# coolant leak



## wine (Feb 23, 2005)

The thermostat works fine. The temp needle is halfway between. Car runs and drives.

But it's leaking coolant around pump.

Solutions?

New gasket? New sealant? Tighten bolts? Untighten bolts?

Thanks


----------



## azkicker0027 (May 31, 2002)

it could be from the impeller shaft. might as well replace the whole unit with a new gasket and then torque to spec.


----------



## IanH (Feb 11, 2003)

azkicker0027 said:


> it could be from the impeller shaft. might as well replace the whole unit with a new gasket and then torque to spec.


There is normally a weep hole at the bottom of the pump where the coolant will leak out. 
If you can see coolant loss from this hole the shaft seal is leaking and a new pump is required.
Leakage around the pump is normally due to the seal going. 
Import water pumps seem to last well, my subaru did 90 K before it leaked, the Nissans seem better than that. I am at about 85K with my GXE.


----------



## Kennizmo (Oct 17, 2005)

Im over 180k  

Well I've had the car since it was around 80k, soooo, 100k with no problems. I love Nissans.


----------



## wine (Feb 23, 2005)

I just put a brand new water pump (not reman). So it can't be the pump.
I put sealant around the bolt holes only on the gasket to keep it place to the engine block.
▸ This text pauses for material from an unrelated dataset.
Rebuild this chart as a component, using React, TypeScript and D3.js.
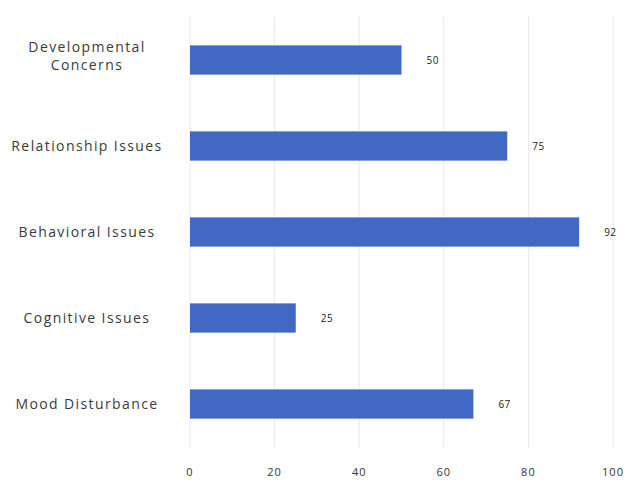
import React from "react";
import * as d3 from "d3";

const categories = ["Developmental Concerns", "Relationship Issues", "Behavioral Issues", "Cognitive Issues", "Mood Disturbance"];
const categoryLines = [["Developmental", "Concerns"], ["Relationship Issues"], ["Behavioral Issues"], ["Cognitive Issues"], ["Mood Disturbance"]];
const values = [50, 75, 92, 25, 67];
const xTicks = [0, 20, 40, 60, 80, 100];

const W = 626;
const H = 480;
const left = 190;
const right = 613;
const top = 17;
const bottom = 447;

export default function App() {
  const x = d3.scaleLinear().domain([0, 100]).range([left, right]);
  const y = d3.scaleBand<string>().domain(categories).range([top, bottom]).paddingInner(0.66).paddingOuter(0.33);
  const font = "'Open Sans', 'DejaVu Sans', sans-serif";
  return (
    <svg width={W} height={H} style={{ position: "absolute", left: 0, top: 0, background: "#fff" }}>
      {xTicks.map((t) => (
        <line key={"g" + t} x1={x(t)} x2={x(t)} y1={top} y2={bottom} stroke="#e8e8ec" strokeWidth={1} />
      ))}
      {categories.map((c, i) => (
        <rect key={c} x={x(0)} y={y(c)} width={x(values[i]) - x(0)} height={y.bandwidth()} fill="#4169c4" />
      ))}
      {categories.map((c, i) => (
        <text key={"v" + c} x={x(values[i]) + 25} y={(y(c) as number) + y.bandwidth() / 2} dy="0.35em" fontSize={10} fill="#222" fontFamily={font} letterSpacing={0.5}>
          {values[i]}
        </text>
      ))}
      {categories.map((c, i) => {
        const lines = categoryLines[i];
        const cy = (y(c) as number) + y.bandwidth() / 2;
        const lh = 18;
        const start = cy - ((lines.length - 1) * lh) / 2 - (lines.length > 1 ? 4 : 0);
        return (
          <text key={"l" + c} textAnchor="middle" fontSize={14} fill="#3a3a3a" fontFamily={font} letterSpacing={1.4}>
            {lines.map((ln, j) => (
              <tspan key={j} x={87} y={start + j * lh} dy="0.35em">{ln}</tspan>
            ))}
          </text>
        );
      })}
      {xTicks.map((t) => (
        <text key={"t" + t} x={x(t)} y={476} textAnchor="middle" fontSize={11} fill="#333" fontFamily={font} letterSpacing={1}>
          {t}
        </text>
      ))}
    </svg>
  );
}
Should I put sealant all around the gasket or if I'm installing a gasket I shouldn't put sealant and that's the reason it's leaking?

Do the 5 five bolts have to be tightened in a specific sequence?


----------



## IanH (Feb 11, 2003)

wine said:


> I just put a brand new water pump (not reman). So it can't be the pump.
> I put sealant around the bolt holes only on the gasket to keep it place to the engine block.
> 
> Should I put sealant all around the gasket or if I'm installing a gasket I shouldn't put sealant and that's the reason it's leaking?
> ...


YES and I have learnt its best to use sealant on gaskets in general.
and if thats required it will say so in the FSM. 
As a general good practice anything and particularly anything Alloy should be tightened uniformly in several stages to avoid warping the flanges.

Just because it a "new" water pump doesnt mean it isnt the problem. Check the weep hole.
Also check the flanges for flatness. A steel ruler is good enough.

Good Luck, let us know what you find.


----------



## Recian (Sep 30, 2008)

if you have a new pump then try this:
get a tube of "Black silicone" from auto zone
get a thermostat gasket from auto zone
remove pump, clean timing cover THOUROUGHLY not a spec of dirt or it will leak. take alcahol and wipe it down im talking shiny spotless clean then put the silicone on the gasket to hold it to the block and tighten down the pump ontop of that it shouldnt leak that's how i did it when i rebuilt my engine and i havent noticed a leak. also make sure the silicone on the 3-bolt rectangular section on the back side of the pump is right also it may leak and trickle down the pump make it look like it's coming from the pump


----------